● Exercise instructions
What follows is a set of records; repeat all of them exactly.
━━━━━━
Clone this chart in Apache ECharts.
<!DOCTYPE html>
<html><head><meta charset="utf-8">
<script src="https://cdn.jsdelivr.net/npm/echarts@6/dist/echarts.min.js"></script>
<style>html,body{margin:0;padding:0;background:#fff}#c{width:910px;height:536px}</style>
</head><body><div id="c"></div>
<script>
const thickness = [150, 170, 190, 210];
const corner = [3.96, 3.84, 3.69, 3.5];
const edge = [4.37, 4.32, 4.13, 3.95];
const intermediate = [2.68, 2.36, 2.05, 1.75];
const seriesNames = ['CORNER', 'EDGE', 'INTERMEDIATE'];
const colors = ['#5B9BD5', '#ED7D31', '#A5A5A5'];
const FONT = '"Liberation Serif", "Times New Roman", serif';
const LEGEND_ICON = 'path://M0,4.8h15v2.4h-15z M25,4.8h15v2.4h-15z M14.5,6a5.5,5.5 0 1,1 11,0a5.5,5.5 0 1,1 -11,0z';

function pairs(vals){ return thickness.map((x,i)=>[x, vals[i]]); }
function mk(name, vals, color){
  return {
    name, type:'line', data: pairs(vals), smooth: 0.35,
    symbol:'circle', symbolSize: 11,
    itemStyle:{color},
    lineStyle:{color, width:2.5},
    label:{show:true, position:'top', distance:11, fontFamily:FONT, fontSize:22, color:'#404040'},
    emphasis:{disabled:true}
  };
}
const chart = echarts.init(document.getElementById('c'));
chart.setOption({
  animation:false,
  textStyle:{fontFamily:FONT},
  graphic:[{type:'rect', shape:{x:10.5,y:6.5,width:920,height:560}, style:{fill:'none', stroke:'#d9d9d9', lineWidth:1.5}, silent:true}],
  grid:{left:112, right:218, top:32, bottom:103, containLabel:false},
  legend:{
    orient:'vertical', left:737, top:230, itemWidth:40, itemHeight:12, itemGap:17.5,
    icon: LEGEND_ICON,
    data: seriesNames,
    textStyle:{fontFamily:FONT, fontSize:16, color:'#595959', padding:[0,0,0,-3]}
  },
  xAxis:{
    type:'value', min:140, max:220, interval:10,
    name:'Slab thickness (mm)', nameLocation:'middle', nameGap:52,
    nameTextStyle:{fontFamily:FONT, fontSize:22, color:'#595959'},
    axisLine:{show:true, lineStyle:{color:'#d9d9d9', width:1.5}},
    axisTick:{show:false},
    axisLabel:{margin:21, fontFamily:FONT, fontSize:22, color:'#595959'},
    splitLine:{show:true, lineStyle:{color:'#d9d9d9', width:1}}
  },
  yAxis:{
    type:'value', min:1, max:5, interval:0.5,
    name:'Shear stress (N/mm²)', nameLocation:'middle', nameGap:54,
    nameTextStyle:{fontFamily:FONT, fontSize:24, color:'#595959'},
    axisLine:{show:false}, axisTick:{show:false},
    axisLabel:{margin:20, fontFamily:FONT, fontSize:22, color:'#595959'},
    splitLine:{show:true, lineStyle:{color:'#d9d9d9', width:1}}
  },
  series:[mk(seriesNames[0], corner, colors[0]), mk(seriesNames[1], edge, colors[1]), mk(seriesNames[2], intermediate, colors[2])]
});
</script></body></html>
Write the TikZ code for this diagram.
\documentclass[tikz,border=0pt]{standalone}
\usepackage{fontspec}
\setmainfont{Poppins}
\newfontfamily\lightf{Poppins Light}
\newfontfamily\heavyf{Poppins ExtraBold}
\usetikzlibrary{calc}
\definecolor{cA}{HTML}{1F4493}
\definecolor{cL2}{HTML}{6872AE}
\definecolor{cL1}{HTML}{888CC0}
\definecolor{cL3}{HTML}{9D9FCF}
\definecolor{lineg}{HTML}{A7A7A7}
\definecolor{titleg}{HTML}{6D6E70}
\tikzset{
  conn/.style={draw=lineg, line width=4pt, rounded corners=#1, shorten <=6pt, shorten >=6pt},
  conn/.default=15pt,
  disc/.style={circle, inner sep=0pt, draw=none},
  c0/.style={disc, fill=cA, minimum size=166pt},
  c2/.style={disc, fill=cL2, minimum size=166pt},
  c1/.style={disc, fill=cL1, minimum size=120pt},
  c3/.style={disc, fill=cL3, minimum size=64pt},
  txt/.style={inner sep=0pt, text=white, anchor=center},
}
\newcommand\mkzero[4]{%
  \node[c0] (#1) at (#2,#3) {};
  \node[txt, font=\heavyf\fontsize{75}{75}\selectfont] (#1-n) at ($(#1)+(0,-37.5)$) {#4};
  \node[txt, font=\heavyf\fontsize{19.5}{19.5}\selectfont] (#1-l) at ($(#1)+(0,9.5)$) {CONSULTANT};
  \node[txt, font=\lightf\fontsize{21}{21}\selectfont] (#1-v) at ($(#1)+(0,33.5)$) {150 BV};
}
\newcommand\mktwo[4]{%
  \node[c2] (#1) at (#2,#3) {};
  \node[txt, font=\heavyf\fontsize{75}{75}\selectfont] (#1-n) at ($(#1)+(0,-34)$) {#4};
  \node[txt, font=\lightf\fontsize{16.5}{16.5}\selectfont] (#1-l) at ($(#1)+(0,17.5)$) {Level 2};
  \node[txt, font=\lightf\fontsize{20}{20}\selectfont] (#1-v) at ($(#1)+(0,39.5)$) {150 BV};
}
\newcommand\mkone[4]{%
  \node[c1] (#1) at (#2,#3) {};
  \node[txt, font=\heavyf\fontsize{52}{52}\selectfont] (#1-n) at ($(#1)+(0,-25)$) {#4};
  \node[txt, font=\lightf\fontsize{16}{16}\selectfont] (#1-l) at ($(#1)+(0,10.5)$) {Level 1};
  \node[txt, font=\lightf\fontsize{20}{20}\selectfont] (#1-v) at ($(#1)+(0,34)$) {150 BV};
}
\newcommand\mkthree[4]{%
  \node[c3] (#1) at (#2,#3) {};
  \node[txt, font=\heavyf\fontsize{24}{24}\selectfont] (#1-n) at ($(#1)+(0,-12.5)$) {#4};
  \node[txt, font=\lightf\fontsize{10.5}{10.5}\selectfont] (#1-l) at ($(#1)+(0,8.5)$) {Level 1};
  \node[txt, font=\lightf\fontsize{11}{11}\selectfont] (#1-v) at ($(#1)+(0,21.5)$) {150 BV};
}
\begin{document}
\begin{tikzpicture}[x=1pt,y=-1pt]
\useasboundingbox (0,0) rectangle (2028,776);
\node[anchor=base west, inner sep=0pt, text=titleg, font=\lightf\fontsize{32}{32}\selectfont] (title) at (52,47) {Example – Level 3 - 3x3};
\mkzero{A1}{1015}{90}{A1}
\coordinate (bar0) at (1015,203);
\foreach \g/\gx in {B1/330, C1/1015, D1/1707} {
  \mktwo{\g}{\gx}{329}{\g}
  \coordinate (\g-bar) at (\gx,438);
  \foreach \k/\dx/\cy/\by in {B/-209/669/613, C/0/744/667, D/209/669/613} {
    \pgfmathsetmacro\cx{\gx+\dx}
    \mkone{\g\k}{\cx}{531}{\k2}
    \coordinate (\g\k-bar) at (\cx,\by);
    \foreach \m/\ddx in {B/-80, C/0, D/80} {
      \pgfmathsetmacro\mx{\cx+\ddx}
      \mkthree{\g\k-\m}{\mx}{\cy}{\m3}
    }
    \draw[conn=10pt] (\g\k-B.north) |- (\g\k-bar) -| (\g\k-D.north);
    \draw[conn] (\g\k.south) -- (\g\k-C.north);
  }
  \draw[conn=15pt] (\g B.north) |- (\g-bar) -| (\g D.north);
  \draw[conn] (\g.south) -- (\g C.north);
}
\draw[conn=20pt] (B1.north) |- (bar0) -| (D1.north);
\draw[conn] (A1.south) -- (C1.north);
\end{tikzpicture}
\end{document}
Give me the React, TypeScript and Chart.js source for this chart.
━━━━━━
● Correct result
Clone this chart in Apache ECharts.
<!DOCTYPE html>
<html><head><meta charset="utf-8">
<script src="https://cdn.jsdelivr.net/npm/echarts@6/dist/echarts.min.js"></script>
<style>html,body{margin:0;padding:0;background:#fff}#c{width:910px;height:536px}</style>
</head><body><div id="c"></div>
<script>
const thickness = [150, 170, 190, 210];
const corner = [3.96, 3.84, 3.69, 3.5];
const edge = [4.37, 4.32, 4.13, 3.95];
const intermediate = [2.68, 2.36, 2.05, 1.75];
const seriesNames = ['CORNER', 'EDGE', 'INTERMEDIATE'];
const colors = ['#5B9BD5', '#ED7D31', '#A5A5A5'];
const FONT = '"Liberation Serif", "Times New Roman", serif';
const LEGEND_ICON = 'path://M0,4.8h15v2.4h-15z M25,4.8h15v2.4h-15z M14.5,6a5.5,5.5 0 1,1 11,0a5.5,5.5 0 1,1 -11,0z';

function pairs(vals){ return thickness.map((x,i)=>[x, vals[i]]); }
function mk(name, vals, color){
  return {
    name, type:'line', data: pairs(vals), smooth: 0.35,
    symbol:'circle', symbolSize: 11,
    itemStyle:{color},
    lineStyle:{color, width:2.5},
    label:{show:true, position:'top', distance:11, fontFamily:FONT, fontSize:22, color:'#404040'},
    emphasis:{disabled:true}
  };
}
const chart = echarts.init(document.getElementById('c'));
chart.setOption({
  animation:false,
  textStyle:{fontFamily:FONT},
  graphic:[{type:'rect', shape:{x:10.5,y:6.5,width:920,height:560}, style:{fill:'none', stroke:'#d9d9d9', lineWidth:1.5}, silent:true}],
  grid:{left:112, right:218, top:32, bottom:103, containLabel:false},
  legend:{
    orient:'vertical', left:737, top:230, itemWidth:40, itemHeight:12, itemGap:17.5,
    icon: LEGEND_ICON,
    data: seriesNames,
    textStyle:{fontFamily:FONT, fontSize:16, color:'#595959', padding:[0,0,0,-3]}
  },
  xAxis:{
    type:'value', min:140, max:220, interval:10,
    name:'Slab thickness (mm)', nameLocation:'middle', nameGap:52,
    nameTextStyle:{fontFamily:FONT, fontSize:22, color:'#595959'},
    axisLine:{show:true, lineStyle:{color:'#d9d9d9', width:1.5}},
    axisTick:{show:false},
    axisLabel:{margin:21, fontFamily:FONT, fontSize:22, color:'#595959'},
    splitLine:{show:true, lineStyle:{color:'#d9d9d9', width:1}}
  },
  yAxis:{
    type:'value', min:1, max:5, interval:0.5,
    name:'Shear stress (N/mm²)', nameLocation:'middle', nameGap:54,
    nameTextStyle:{fontFamily:FONT, fontSize:24, color:'#595959'},
    axisLine:{show:false}, axisTick:{show:false},
    axisLabel:{margin:20, fontFamily:FONT, fontSize:22, color:'#595959'},
    splitLine:{show:true, lineStyle:{color:'#d9d9d9', width:1}}
  },
  series:[mk(seriesNames[0], corner, colors[0]), mk(seriesNames[1], edge, colors[1]), mk(seriesNames[2], intermediate, colors[2])]
});
</script></body></html>
Write the TikZ code for this diagram.
\documentclass[tikz,border=0pt]{standalone}
\usepackage{fontspec}
\setmainfont{Poppins}
\newfontfamily\lightf{Poppins Light}
\newfontfamily\heavyf{Poppins ExtraBold}
\usetikzlibrary{calc}
\definecolor{cA}{HTML}{1F4493}
\definecolor{cL2}{HTML}{6872AE}
\definecolor{cL1}{HTML}{888CC0}
\definecolor{cL3}{HTML}{9D9FCF}
\definecolor{lineg}{HTML}{A7A7A7}
\definecolor{titleg}{HTML}{6D6E70}
\tikzset{
  conn/.style={draw=lineg, line width=4pt, rounded corners=#1, shorten <=6pt, shorten >=6pt},
  conn/.default=15pt,
  disc/.style={circle, inner sep=0pt, draw=none},
  c0/.style={disc, fill=cA, minimum size=166pt},
  c2/.style={disc, fill=cL2, minimum size=166pt},
  c1/.style={disc, fill=cL1, minimum size=120pt},
  c3/.style={disc, fill=cL3, minimum size=64pt},
  txt/.style={inner sep=0pt, text=white, anchor=center},
}
\newcommand\mkzero[4]{%
  \node[c0] (#1) at (#2,#3) {};
  \node[txt, font=\heavyf\fontsize{75}{75}\selectfont] (#1-n) at ($(#1)+(0,-37.5)$) {#4};
  \node[txt, font=\heavyf\fontsize{19.5}{19.5}\selectfont] (#1-l) at ($(#1)+(0,9.5)$) {CONSULTANT};
  \node[txt, font=\lightf\fontsize{21}{21}\selectfont] (#1-v) at ($(#1)+(0,33.5)$) {150 BV};
}
\newcommand\mktwo[4]{%
  \node[c2] (#1) at (#2,#3) {};
  \node[txt, font=\heavyf\fontsize{75}{75}\selectfont] (#1-n) at ($(#1)+(0,-34)$) {#4};
  \node[txt, font=\lightf\fontsize{16.5}{16.5}\selectfont] (#1-l) at ($(#1)+(0,17.5)$) {Level 2};
  \node[txt, font=\lightf\fontsize{20}{20}\selectfont] (#1-v) at ($(#1)+(0,39.5)$) {150 BV};
}
\newcommand\mkone[4]{%
  \node[c1] (#1) at (#2,#3) {};
  \node[txt, font=\heavyf\fontsize{52}{52}\selectfont] (#1-n) at ($(#1)+(0,-25)$) {#4};
  \node[txt, font=\lightf\fontsize{16}{16}\selectfont] (#1-l) at ($(#1)+(0,10.5)$) {Level 1};
  \node[txt, font=\lightf\fontsize{20}{20}\selectfont] (#1-v) at ($(#1)+(0,34)$) {150 BV};
}
\newcommand\mkthree[4]{%
  \node[c3] (#1) at (#2,#3) {};
  \node[txt, font=\heavyf\fontsize{24}{24}\selectfont] (#1-n) at ($(#1)+(0,-12.5)$) {#4};
  \node[txt, font=\lightf\fontsize{10.5}{10.5}\selectfont] (#1-l) at ($(#1)+(0,8.5)$) {Level 1};
  \node[txt, font=\lightf\fontsize{11}{11}\selectfont] (#1-v) at ($(#1)+(0,21.5)$) {150 BV};
}
\begin{document}
\begin{tikzpicture}[x=1pt,y=-1pt]
\useasboundingbox (0,0) rectangle (2028,776);
\node[anchor=base west, inner sep=0pt, text=titleg, font=\lightf\fontsize{32}{32}\selectfont] (title) at (52,47) {Example – Level 3 - 3x3};
\mkzero{A1}{1015}{90}{A1}
\coordinate (bar0) at (1015,203);
\foreach \g/\gx in {B1/330, C1/1015, D1/1707} {
  \mktwo{\g}{\gx}{329}{\g}
  \coordinate (\g-bar) at (\gx,438);
  \foreach \k/\dx/\cy/\by in {B/-209/669/613, C/0/744/667, D/209/669/613} {
    \pgfmathsetmacro\cx{\gx+\dx}
    \mkone{\g\k}{\cx}{531}{\k2}
    \coordinate (\g\k-bar) at (\cx,\by);
    \foreach \m/\ddx in {B/-80, C/0, D/80} {
      \pgfmathsetmacro\mx{\cx+\ddx}
      \mkthree{\g\k-\m}{\mx}{\cy}{\m3}
    }
    \draw[conn=10pt] (\g\k-B.north) |- (\g\k-bar) -| (\g\k-D.north);
    \draw[conn] (\g\k.south) -- (\g\k-C.north);
  }
  \draw[conn=15pt] (\g B.north) |- (\g-bar) -| (\g D.north);
  \draw[conn] (\g.south) -- (\g C.north);
}
\draw[conn=20pt] (B1.north) |- (bar0) -| (D1.north);
\draw[conn] (A1.south) -- (C1.north);
\end{tikzpicture}
\end{document}
Give me the React, TypeScript and Chart.js source for this chart.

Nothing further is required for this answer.